Now, I can finally post this. Here is a project which occupied me for February and March. It's a sort-of sequel to the nebula starmap I made for my friend Sean. This is another nebula, but it's intentionally in the form of the Guinness beer Harp logo. Then, it's surrounded by acres and acres of very geeky Star Trek references and science-fiction in-jokes.

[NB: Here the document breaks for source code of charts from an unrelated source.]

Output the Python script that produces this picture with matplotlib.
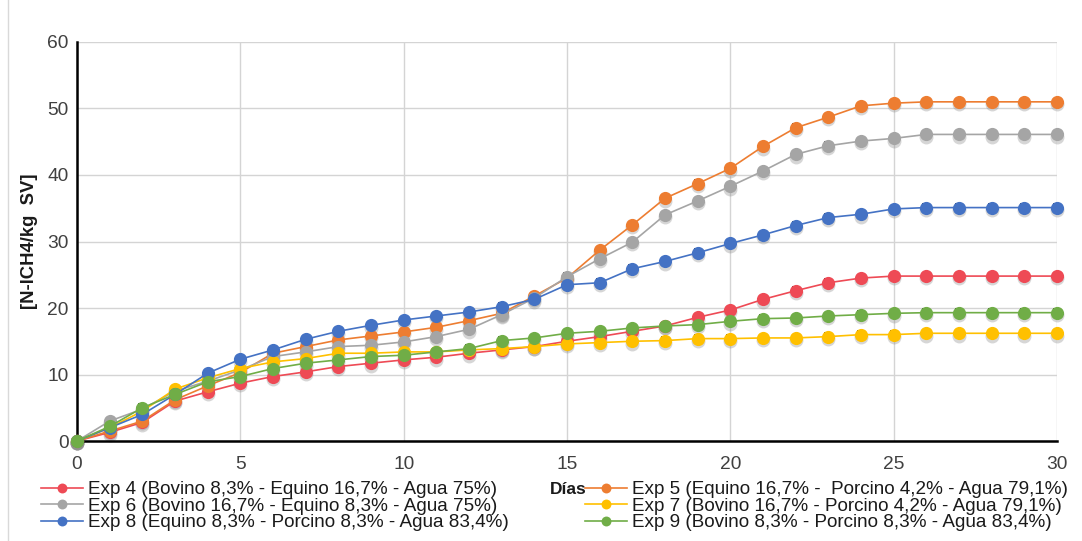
import matplotlib
matplotlib.use("Agg")
import matplotlib.pyplot as plt
from matplotlib.patches import Rectangle

plt.rcParams['font.family'] = ['Liberation Sans', 'DejaVu Sans']

days = list(range(0, 31))

exp4 = [0, 1.3, 2.8, 6.0, 7.4, 8.7, 9.7, 10.4, 11.2, 11.7, 12.2, 12.6, 13.2, 13.7, 14.2, 15.0,
        15.7, 16.5, 17.3, 18.6, 19.7, 21.3, 22.6, 23.8, 24.5, 24.8, 24.8, 24.8, 24.8, 24.8, 24.8]
exp5 = [0, 1.5, 3.0, 6.2, 8.3, 10.3, 13.2, 14.2, 15.2, 15.8, 16.4, 17.1, 18.1, 19.2, 21.8, 24.5,
        28.7, 32.5, 36.5, 38.7, 41.0, 44.3, 47.1, 48.7, 50.4, 50.8, 51.0, 51.0, 51.0, 51.0, 51.0]
exp6 = [0, 3.0, 4.8, 7.5, 9.0, 10.7, 12.7, 13.4, 14.2, 14.4, 14.9, 15.7, 16.8, 19.0, 21.5, 24.7,
        27.4, 29.9, 34.0, 36.1, 38.3, 40.6, 43.1, 44.4, 45.1, 45.5, 46.1, 46.1, 46.1, 46.1, 46.1]
exp7 = [0, 2.0, 4.5, 7.8, 9.5, 10.9, 11.9, 12.4, 13.2, 13.2, 13.4, 13.4, 13.7, 13.9, 14.2, 14.6,
        14.8, 15.0, 15.1, 15.4, 15.4, 15.5, 15.5, 15.7, 16.0, 16.0, 16.2, 16.2, 16.2, 16.2, 16.2]
exp8 = [0, 2.0, 4.0, 7.0, 10.2, 12.3, 13.7, 15.3, 16.5, 17.4, 18.2, 18.8, 19.4, 20.2, 21.3, 23.5,
        23.8, 25.9, 27.0, 28.3, 29.7, 31.0, 32.4, 33.6, 34.1, 34.9, 35.1, 35.1, 35.1, 35.1, 35.1]
exp9 = [0, 2.2, 5.0, 7.0, 8.9, 9.7, 10.9, 11.7, 12.2, 12.7, 12.9, 13.4, 13.9, 15.1, 15.5, 16.2,
        16.5, 17.0, 17.3, 17.5, 18.0, 18.4, 18.5, 18.8, 19.0, 19.2, 19.3, 19.3, 19.3, 19.3, 19.3]

labels = {
    'exp4': 'Exp 4 (Bovino 8,3% - Equino 16,7% - Agua 75%)',
    'exp5': 'Exp 5 (Equino 16,7% -  Porcino 4,2% - Agua 79,1%)',
    'exp6': 'Exp 6 (Bovino 16,7% - Equino 8,3% - Agua 75%)',
    'exp7': 'Exp 7 (Bovino 16,7% - Porcino 4,2% - Agua 79,1%)',
    'exp8': 'Exp 8 (Equino 8,3% - Porcino 8,3% - Agua 83,4%)',
    'exp9': 'Exp 9 (Bovino 8,3% - Porcino 8,3% - Agua 83,4%)',
}
colors = {
    'exp4': '#EE4A55', 'exp5': '#ED7D31', 'exp6': '#A5A5A5',
    'exp7': '#FFC000', 'exp8': '#4472C4', 'exp9': '#70AD47',
}
series = {'exp4': exp4, 'exp5': exp5, 'exp6': exp6, 'exp7': exp7, 'exp8': exp8, 'exp9': exp9}
err = 0.5

fig = plt.figure(figsize=(10.82, 5.41), dpi=100)
ax = fig.add_axes([0.0712, 0.1848, 0.9057, 0.7376])

handles = {}
for key in ['exp4', 'exp5', 'exp6', 'exp7', 'exp8', 'exp9']:
    y = series[key]
    ax.errorbar(days, y, yerr=err, fmt='none', ecolor='black', elinewidth=0.8,
                capsize=3, capthick=1.2, zorder=2, clip_on=False)
    # soft shadow
    ax.plot(days, [v - 0.35 for v in y], 'o', color='#8a8a8a', alpha=0.35,
            markersize=10, markeredgewidth=0, zorder=2.5, clip_on=False)
    ln, = ax.plot(days, y, '-o', color=colors[key], lw=1.2, markersize=9.5,
                  markeredgewidth=0, zorder=3, clip_on=False, label=labels[key])
    handles[key] = ln

ax.set_xlim(0, 30)
ax.set_ylim(0, 60)
ax.set_xticks(range(0, 31, 5))
ax.set_yticks(range(0, 61, 10))
ax.grid(True, color='#d4d4d4', lw=1.0)
ax.set_axisbelow(True)
for s in ['top', 'right']:
    ax.spines[s].set_visible(False)
for s in ['left', 'bottom']:
    ax.spines[s].set_linewidth(1.8)
    ax.spines[s].set_color('black')
ax.tick_params(axis='both', length=0, labelsize=13.8, colors='#404040', pad=6)
ax.tick_params(axis='x', pad=11)

ax.set_ylabel('[N-lCH4/kg  SV]', fontsize=13.3, fontweight='bold', color='#1a1a1a', labelpad=2)
ax.yaxis.set_label_coords(-0.040, 0.5)

fig.text(0.5083, 0.096, 'Días', fontsize=12.5, fontweight='bold', color='#1a1a1a',
         ha='left', va='center')

leg_kw = dict(frameon=False, fontsize=13.6, labelspacing=-0.03, handlelength=2.2,
              handletextpad=0.28, markerscale=0.75, borderpad=0, borderaxespad=0,
              labelcolor='#1a1a1a')
leg1 = fig.legend([handles[k] for k in ['exp4', 'exp6', 'exp8']],
                  [labels[k] for k in ['exp4', 'exp6', 'exp8']],
                  loc='upper left', bbox_to_anchor=(0.038, 0.111), **leg_kw)
leg2 = fig.legend([handles[k] for k in ['exp5', 'exp7', 'exp9']],
                  [labels[k] for k in ['exp5', 'exp7', 'exp9']],
                  loc='upper left', bbox_to_anchor=(0.541, 0.111), **leg_kw)

fig.patches.append(Rectangle((0.007, -0.01), 1.2, 1.2, transform=fig.transFigure,
                             fill=False, edgecolor='#d9d9d9', lw=1.0))

fig.savefig('out.png', dpi=100)
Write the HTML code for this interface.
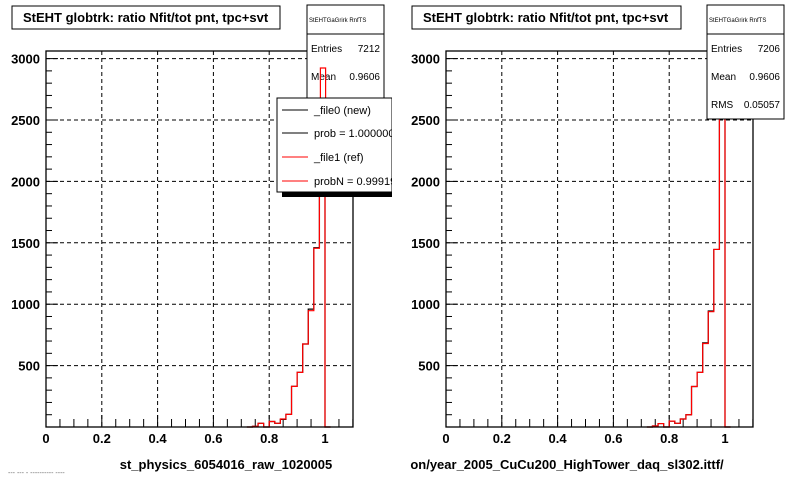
<!DOCTYPE html>
<html><head><meta charset="utf-8"><style>
body{margin:0;background:#fff;}
svg{display:block;font-family:"Liberation Sans",Arial,sans-serif;}
.tl{font-size:13px;font-weight:bold;}
</style></head><body>
<svg id="c" width="800" height="480" viewBox="0 0 800 480"></svg>
<script>
const yTicks=[500,1000,1500,2000,2500,3000];
const xTicks=[0,0.2,0.4,0.6,0.8,1];
const xTickLabels=["0","0.2","0.4","0.6","0.8","1"];
const binStart=0.72, binWidth=0.02;
const leftRefVals=[0,5,30,0,45,30,65,103,331,445,676,947,1455,2924,0];
const leftNewVals=[0,5,30,0,45,30,62,103,331,445,676,960,1460,2924,0];
const rightRefVals=[0,8,28,0,48,30,65,100,330,445,680,939,1446,3200,0];
const rightNewVals=[0,8,28,0,48,30,65,100,330,445,685,945,1446,3200,0];
const NS="http://www.w3.org/2000/svg";
const svg=document.getElementById('c');
function mk(t,a,p){const e=document.createElementNS(NS,t);for(const k in a)e.setAttribute(k,a[k]);(p||svg).appendChild(e);return e;}
function panel(px0,frameL,frameR,newV,refV,name,xtitle,xtitleX){
  const g=mk('g',{});
  
  
  const top=51,bot=427,xs=279;
  const X=v=>px0+v*xs, Y=v=>Math.max(top,bot-v*0.1228);
  yTicks.forEach(t=>{const l=mk('line',{x1:frameL,x2:frameR,y1:Y(t),y2:Y(t),stroke:'#000','stroke-dasharray':'4,3','stroke-width':1},g);
    });
  xTicks.forEach(t=>{if(t===0)return;const l=mk('line',{x1:X(t),x2:X(t),y1:top,y2:bot,stroke:'#000','stroke-dasharray':'4,3','stroke-width':1},g);
    });
  for(let i=1;i<=22;i++){const v=i*0.05;if(X(v)>frameR)break;const big=i%4===0;
    mk('line',{x1:X(v),x2:X(v),y1:bot,y2:bot-(big?12:8),stroke:'#000'},g);}
  for(let v=100;v<=3000;v+=100){const big=v%500===0;mk('line',{x1:frameL,x2:frameL+(big?12:6),y1:Y(v),y2:Y(v),stroke:'#000'},g);}
  function hist(vals,col,nm){let d='M'+X(binStart)+','+bot;vals.forEach((v,i)=>{const x0=X(binStart+i*binWidth),x1=X(binStart+(i+1)*binWidth);d+=' L'+x0+','+Y(v)+' L'+x1+','+Y(v);});d+=' L'+X(binStart+vals.length*binWidth)+','+bot;
    const p=mk('path',{d:d,fill:'none',stroke:col,'stroke-width':1.2},g);}
  hist(newV,'#000','hist-new');hist(refV,'#f00','hist-ref');
  const f=mk('rect',{x:frameL,y:top,width:frameR-frameL,height:bot-top,fill:'none',stroke:'#000','stroke-width':1.3},g);
  
  yTicks.forEach(t=>{const e=mk('text',{x:frameL-6,y:Y(t)+5,'text-anchor':'end',class:'tl'},g);e.textContent=t;
    });
  xTicks.forEach((t,i)=>{const e=mk('text',{x:X(t),y:443,'text-anchor':'middle',class:'tl'},g);e.textContent=xTickLabels[i];
    });
  const xt=mk('text',{x:xtitleX,y:469,'text-anchor':'middle',class:'tl'},g);xt.textContent=xtitle;
  
}
panel(46,46,353,leftNewVals,leftRefVals,'left-panel','st_physics_6054016_raw_1020005',226);
panel(446,446,753,rightNewVals,rightRefVals,'right-panel','on/year_2005_CuCu200_HighTower_daq_sl302.ittf/',567);
</script>
<svg width="800" height="480" style="position:absolute;left:0;top:0" font-family="Liberation Sans, Arial, sans-serif">
<g><rect x="12" y="6" width="268" height="23" fill="#fff" stroke="#000"/><text x="23" y="22" font-size="13" font-weight="bold">StEHT globtrk: ratio Nfit/tot pnt, tpc+svt</text></g>
<g><rect x="412" y="6" width="269" height="23" fill="#fff" stroke="#000"/><text x="423" y="22" font-size="13" font-weight="bold">StEHT globtrk: ratio Nfit/tot pnt, tpc+svt</text></g>
<g><rect x="307" y="5" width="77" height="120" fill="#fff" stroke="#000"/><line x1="307" y1="34" x2="384" y2="34" stroke="#000"/>
<text x="309" y="22" font-size="6">StEHTGaGrirk RnfTS</text><text x="311" y="52" font-size="10">Entries</text><text x="380" y="52" font-size="10" text-anchor="end">7212</text><text x="311" y="80" font-size="10">Mean</text><text x="380" y="80" font-size="10" text-anchor="end">0.9606</text></g>
<g><path d="M320.4,125 L320.4,68 L325.6,68 L325.6,125" fill="none" stroke="#f00" stroke-width="1.2"/></g>
<g><rect x="282" y="102" width="112" height="95" fill="#000"/><rect x="277" y="98" width="115" height="94" fill="#fff" stroke="#000"/>
<line x1="282" y1="110" x2="308" y2="110" stroke="#000"/><text x="314" y="114" font-size="11">_file0 (new)</text>
<line x1="282" y1="133" x2="308" y2="133" stroke="#000"/><text x="314" y="137" font-size="11">prob = 1.000000</text>
<line x1="282" y1="157" x2="308" y2="157" stroke="#f00"/><text x="314" y="161" font-size="11">_file1 (ref)</text>
<line x1="282" y1="181" x2="308" y2="181" stroke="#f00"/><text x="314" y="185" font-size="11">probN = 0.99919</text></g>
<rect x="392" y="95" width="10" height="105" fill="#fff"/>
<g><rect x="707" y="5" width="77" height="114" fill="#fff" stroke="#000"/><line x1="707" y1="34" x2="784" y2="34" stroke="#000"/>
<text x="709" y="22" font-size="6">StEHTGaGrirk RnfTS</text><text x="711" y="52" font-size="10">Entries</text><text x="780" y="52" font-size="10" text-anchor="end">7206</text><text x="711" y="80" font-size="10">Mean</text><text x="780" y="80" font-size="10" text-anchor="end">0.9606</text><text x="711" y="108" font-size="10">RMS</text><text x="780" y="108" font-size="10" text-anchor="end">0.05057</text></g>
<text x="8" y="475" font-size="7" fill="#666">--- ---  -  ---------- ----</text>
</svg>
</body></html>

The file ended up being a whopping seven by five feet at print resolution, so Blogger can only show the image as a postage stamp by comparison. A couple of months ago, I made a series of planets here on JSVB: each of them ended up as a feature on this map. Then I decided I had to make a big Star Trek frame piece with accurate screens and buttons. My client, Sean's brother Earl, did not ask for most of these things, but I knew he would want them and in the end, he paid most generously for them. Some of the money went to purchasing some good art books, and the rest went into the ever-present, seldom-changing mortgage.
Creating this file, I made any number of mistakes and learned about some new techniques. At the forefront is Photoshop's PSB file system, which is new to me but has been around for nearly a decade. Photoshop PSD files, the default, can only -only- go up to 4 GB in size. PSB's can go to any size in terms of memory space, but have a limit of 300,000 by 300,000 pixels or 30,000 times the size of an average computer monitor.
I have a friend whose life's work doctorate fits easily on a CD-ROM. A single CD-ROM holds 650 MB of data. This picture topped out at 14GB, so he would need 21 doctorate degrees for his work to equal mine, more or less. Put another way, you need 200 million words to fill one GB of memory. This picture is worth two billion eight hundred million words. I'll keep the remainder of my comments more brief than that.
The size of this image repeatedly crippled my graphics card and completely clogged my hard drive with drafts. It took a day after I put the final touches on this project just to get my computer back into good enough shape to play games again.
The printing company I used had no trouble printing a PSB file. He seemed to enjoy printing my creative stuff, but like me, he also enjoys getting paid.